Nebraskans Honor Congressman Peter Hoagland

Former U.S. Congressman Peter Hoagland, who had served Nebraska state Legislature (from 1978 to 1986) and three terms as Nebraska’s second congressional district at the United States House of Representatives (from 1989 to 1995), died very recently – only last week, on Tuesday, the thirtieth of October 2007 – of complications brought on by Parkinson’s Disease. The sixty-five year old Nebraskan democrat had been suffering from the disease for the last five years; he left behind a widow, Barbara, and their five children.
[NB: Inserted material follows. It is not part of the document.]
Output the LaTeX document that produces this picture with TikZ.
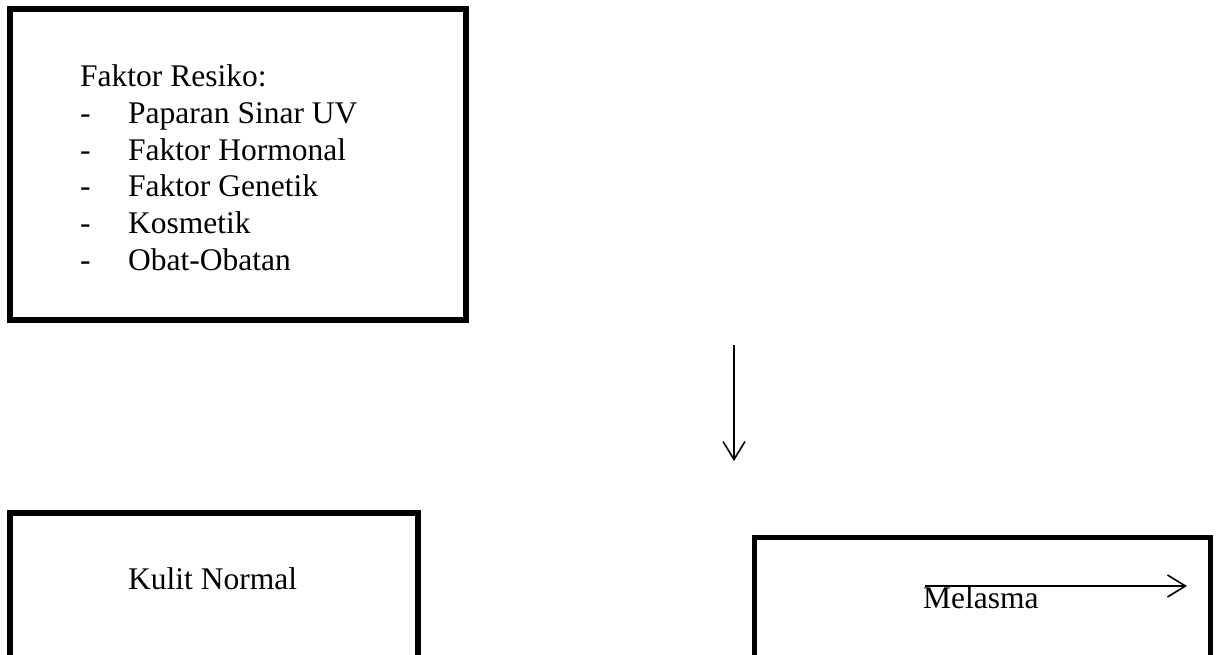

Peter Hoagland was born in Omaha, Nebraska in the November of 1941, although his schooling was finished in Stanford University in California back in 1963. The former congressman also has a history of military service under his name; Hoagland had given two years of his life to the United States Army as a first lieutenant at the Vietnam War (from 1963 to 1965). He then went on to study law in Yale University, and in 1968, the same year he graduated, he passed his bar exam. From 1969 to 1970, he worked as one of Judge Oliver Gasch’s clerks at the United States District Court for the District of Columbia. He followed it up with a three-year stint (from 1970 to 1973) as a staff attorney in the District of Columbia Public Defender Service. After serving under the Nebraska Legislature for eight years, Hoagland decided to not run again, and instead sought a seat in the 101st Congress two years later.

As a congressman, Peter Hoagland earned a reputation for being an active liberal – a peculiarity, some would say, as the state of Nebraska is known to be very conservative. Nevertheless, Hoagland’s passionate and aggressive advocacy of the environment as well as liberal policies caused many to follow and support him wholeheartedly. He was also a member of the reform lobbying group Common Cause. After he lost his re-election in 1994, the Nebraskan moved to Washington D.C. to work in a law firm.
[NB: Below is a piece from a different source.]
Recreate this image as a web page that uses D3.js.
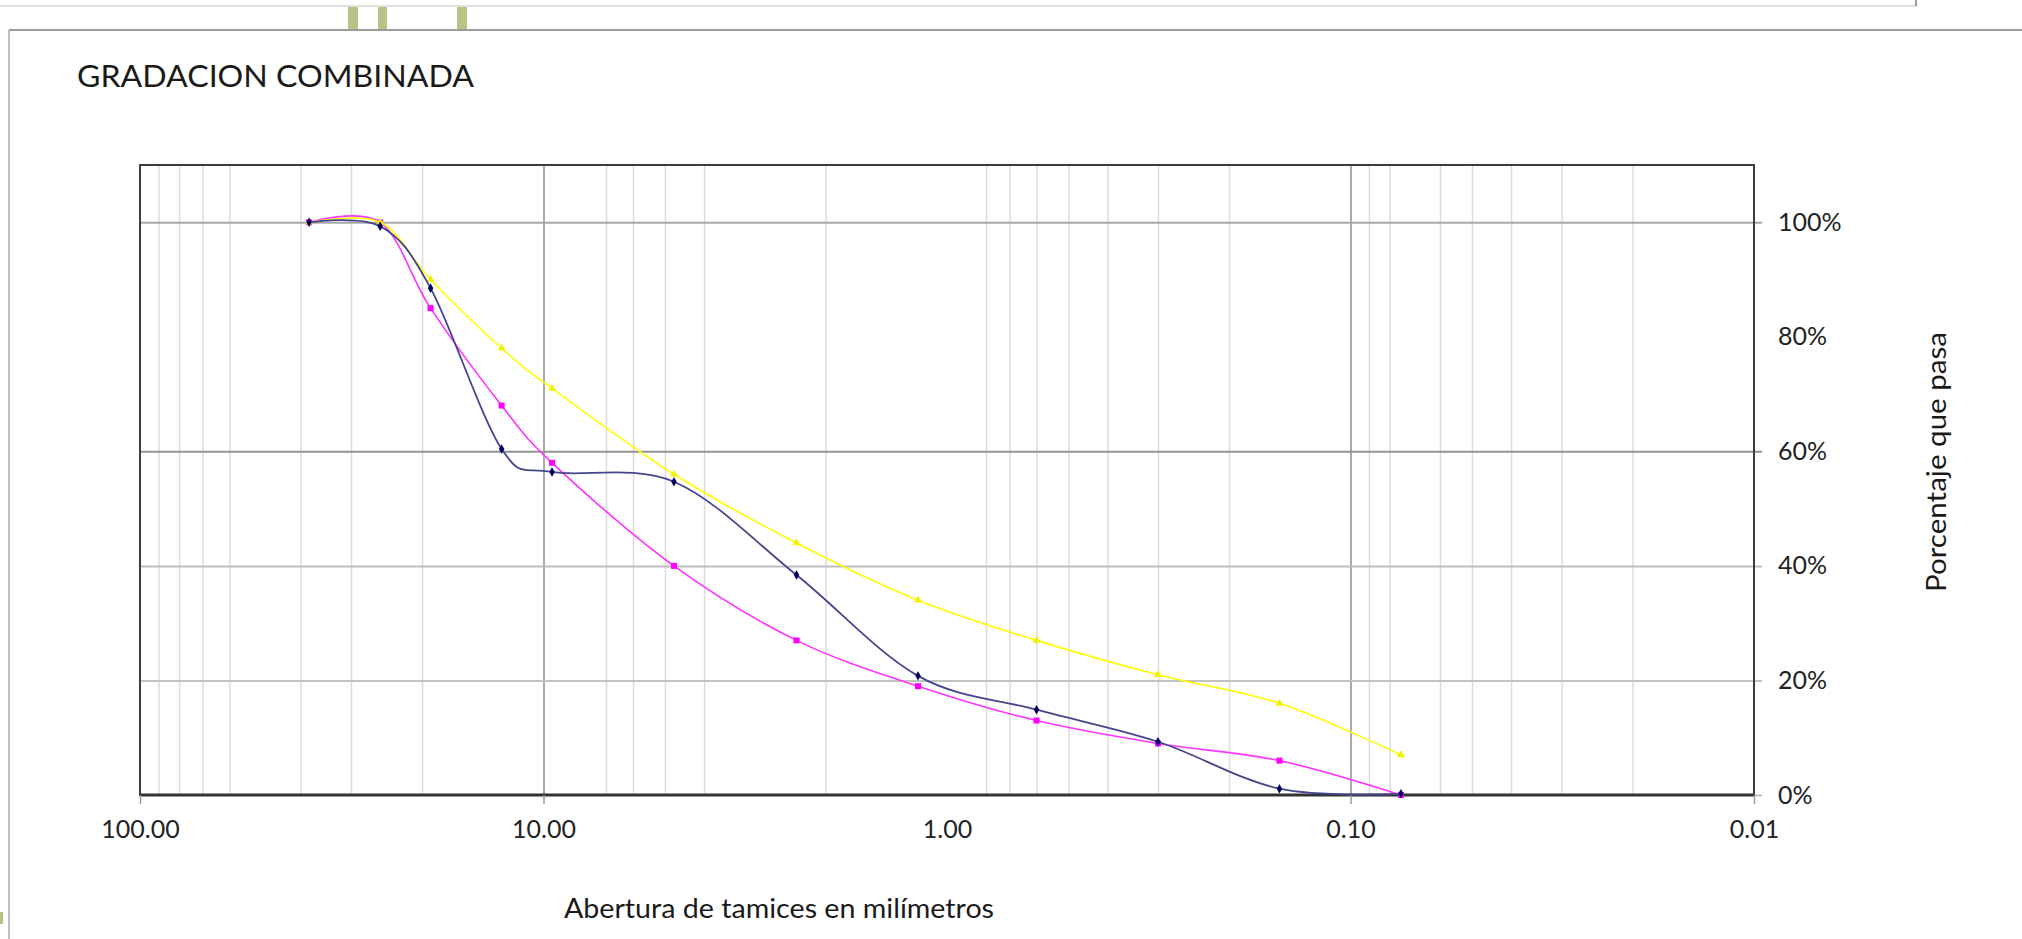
<!DOCTYPE html>
<html><head><meta charset="utf-8">
<script src="https://cdn.jsdelivr.net/npm/d3@7"></script>
<style>html,body{margin:0;padding:0;background:#fff;overflow:hidden}</style>
</head><body><svg id="c" width="2022" height="939"></svg>
<script>
// ---- data ----
const sieveSizes = [38.1, 25.4, 19.05, 12.7, 9.525, 4.75, 2.36, 1.18, 0.6, 0.3, 0.15, 0.075];
const combined   = [100, 99.3, 88.5, 60.4, 56.4, 54.7, 38.4, 20.8, 14.9, 9.3, 1.1, 0.2];
const lowerLimit = [100, 100, 85, 68, 58, 40, 27, 19, 13, 9, 6, 0];
const upperLimit = [100, 100, 90, 78, 71, 56, 44, 34, 27, 21, 16, 7];
const xTickValues = [100, 10, 1, 0.1, 0.01];
const xTickLabels = ["100.00", "10.00", "1.00", "0.10", "0.01"];
const xTickMarks = [100, 10, 0.1, 0.01];
const majorGrid = [10, 0.1];
const minorGrid = [90, 80, 70, 60, 40, 30, 20, 7, 6, 5, 4, 2, 0.8, 0.7, 0.6, 0.5, 0.4, 0.3, 0.2, 0.09, 0.08, 0.06, 0.05, 0.04, 0.03, 0.02];
const yTickValues = [0, 20, 40, 60, 80, 100];
const yGridValues = [20, 40, 60, 100];
const titleText = "GRADACION COMBINADA";
const xTitleText = "Abertura de tamices en milímetros";
const yTitleText = "Porcentaje que pasa";

// ---- layout ----
const FONT = "Lato, 'Open Sans', sans-serif";
const m = {left: 140, right: 1754, top: 165, bottom: 795};
const svg = d3.select("#c");
const x = d3.scaleLog().domain([100, 0.01]).range([m.left, m.right]);
const y = d3.scaleLinear().domain([0, 110]).range([m.bottom, m.top]);
const pw = m.right - m.left, ph = m.bottom - m.top;

// ---- page decorations ----
svg.append("rect").attr("x", -2).attr("y", -2).attr("width", 1918).attr("height", 8)
  .attr("fill", "#fff").attr("stroke", "#d6d6d6").attr("stroke-width", 1.5);
svg.append("line").attr("x1", 1916).attr("x2", 1916).attr("y1", 0).attr("y2", 6)
  .attr("stroke", "#8a8a8a").attr("stroke-width", 1.5);
const greenMarks = [[348, 10], [378, 9], [457, 10]];
greenMarks.forEach(([gx, gw]) => {
  svg.append("rect").attr("x", gx).attr("y", 7).attr("width", gw).attr("height", 23)
    .attr("fill", "#a9bb72").attr("opacity", 0.85);
});
svg.append("rect").attr("x", 0).attr("y", 912).attr("width", 3).attr("height", 12).attr("fill", "#b5c483");
svg.append("line").attr("x1", 9).attr("x2", 2022).attr("y1", 30).attr("y2", 30)
  .attr("stroke", "#9c9c9c").attr("stroke-width", 2);
svg.append("line").attr("x1", 9).attr("x2", 9).attr("y1", 30).attr("y2", 939)
  .attr("stroke", "#a6a6a6").attr("stroke-width", 1.5);

// ---- title ----
svg.append("text").attr("x", 77).attr("y", 87).text(titleText)
  .attr("font-family", FONT).attr("font-size", 31).attr("fill", "#1a1a1a")
  .attr("textLength", 397).attr("lengthAdjust", "spacingAndGlyphs");

// ---- vertical gridlines ----
const gMinor = svg.append("g").attr("transform", `translate(0,${m.bottom})`)
  .call(d3.axisBottom(x).tickValues(minorGrid).tickSize(-ph).tickFormat(""));
gMinor.select(".domain").remove();
gMinor.selectAll("line").attr("stroke", "#dcdcdc").attr("stroke-width", 1.5);

const gMajor = svg.append("g").attr("transform", `translate(0,${m.bottom})`)
  .call(d3.axisBottom(x).tickValues(majorGrid).tickSize(-ph).tickFormat(""));
gMajor.select(".domain").remove();
gMajor.selectAll("line").attr("stroke", "#8e8e8e").attr("stroke-width", 1.5);

// ---- horizontal gridlines (extend 8px right of plot) ----
const hShade = {20: "#c2c2c2", 40: "#bdbdbd", 60: "#939393", 100: "#a9a9a9"};
const gH = svg.append("g").attr("transform", `translate(${m.right + 8},0)`)
  .call(d3.axisRight(y).tickValues(yGridValues).tickSize(-(pw + 8)).tickFormat(""));
gH.select(".domain").remove();
gH.selectAll(".tick line").attr("stroke", d => hShade[d]).attr("stroke-width", 2);

// 0% tick on the right
const gZ = svg.append("g").attr("transform", `translate(${m.right},0)`)
  .call(d3.axisRight(y).tickValues([0]).tickSize(8).tickFormat(""));
gZ.select(".domain").remove();
gZ.selectAll("line").attr("stroke", "#b0b0b0").attr("stroke-width", 1.5);

// ---- plot frame ----
svg.append("rect").attr("x", m.left).attr("y", m.top).attr("width", pw).attr("height", ph)
  .attr("fill", "none").attr("stroke", "#3c3c3c").attr("stroke-width", 2);
svg.append("line").attr("x1", m.left).attr("x2", m.right).attr("y1", m.bottom).attr("y2", m.bottom)
  .attr("stroke", "#333").attr("stroke-width", 3);

// ---- x axis ----
const gXT = svg.append("g").attr("transform", `translate(0,${m.bottom})`)
  .call(d3.axisBottom(x).tickValues(xTickMarks).tickSize(9).tickFormat(""));
gXT.select(".domain").remove();
gXT.selectAll("line").attr("stroke", "#9a9a9a").attr("stroke-width", 1.5);

const gX = svg.append("g").attr("transform", `translate(0,${m.bottom})`)
  .call(d3.axisBottom(x).tickValues(xTickValues).tickSize(0).tickPadding(25)
    .tickFormat((d, i) => xTickLabels[i]));
gX.select(".domain").remove();
gX.selectAll("text").attr("font-family", FONT).attr("font-size", 25).attr("fill", "#222");

// ---- y axis (right) ----
const gY = svg.append("g").attr("transform", `translate(${m.right},0)`)
  .call(d3.axisRight(y).tickValues(yTickValues).tickSize(0).tickPadding(24)
    .tickFormat(d => d + "%"));
gY.select(".domain").remove();
gY.selectAll("text").attr("font-family", FONT).attr("font-size", 25).attr("fill", "#222");

// ---- axis titles ----
svg.append("text").attr("x", 779).attr("y", 918).attr("text-anchor", "middle").text(xTitleText)
  .attr("font-family", FONT).attr("font-size", 26).attr("fill", "#1a1a1a")
  .attr("textLength", 430).attr("lengthAdjust", "spacingAndGlyphs");
svg.append("text").attr("transform", "translate(1946,462) rotate(-90)")
  .attr("text-anchor", "middle").text(yTitleText)
  .attr("font-family", FONT).attr("font-size", 26).attr("fill", "#1a1a1a")
  .attr("textLength", 260).attr("lengthAdjust", "spacingAndGlyphs");

// ---- series ----
const series = [
  {name: "Límite inferior", values: lowerLimit, line: "#ff33ff", mark: "#ff00ff", symbol: d3.symbolSquare, size: 36, width: 1.6},
  {name: "Límite superior", values: upperLimit, line: "#ffff00", mark: "#f2f200", symbol: d3.symbolTriangle, size: 28, width: 1.6},
  {name: "Combinada", values: combined, line: "#45458e", mark: "#000060", symbol: d3.symbolDiamond, size: 26, width: 1.8}
];
const lineGen = d3.line().x(d => x(d[0])).y(d => y(d[1])).curve(d3.curveCardinal.tension(0));
series.forEach(s => {
  const pts = sieveSizes.map((v, i) => [v, s.values[i]]);
  svg.append("path").datum(pts).attr("d", lineGen)
    .attr("fill", "none").attr("stroke", s.line).attr("stroke-width", s.width);
  svg.append("g").selectAll("path").data(pts).join("path")
    .attr("transform", d => `translate(${x(d[0])},${y(d[1])})`)
    .attr("d", d3.symbol().type(s.symbol).size(s.size))
    .attr("fill", s.mark);
});
</script>
</body></html>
On the Saturday following his death (the third of November, 2007), hundreds of Nebraskans crowded into downtown Omaha to remember and honor Peter Hoagland. Current Nebraska Governor Dave Heineman had all United States and Nebraska State flags flown at half-mast. The funeral service was held at the Trinity Episcopal Cathedral.

U.S. Representative Lee Terry remembers Hoagland with admiration. “(He) was a strong voice for the Democratic Party, not only in Nebraska, but the Congress.” U.S. Senator Ben Nelson, on the other hand, seemed more wistful. “Peter always worked to do what he believed was right for his district and our state. He was a true leader, and while he left public service, he never left public life.”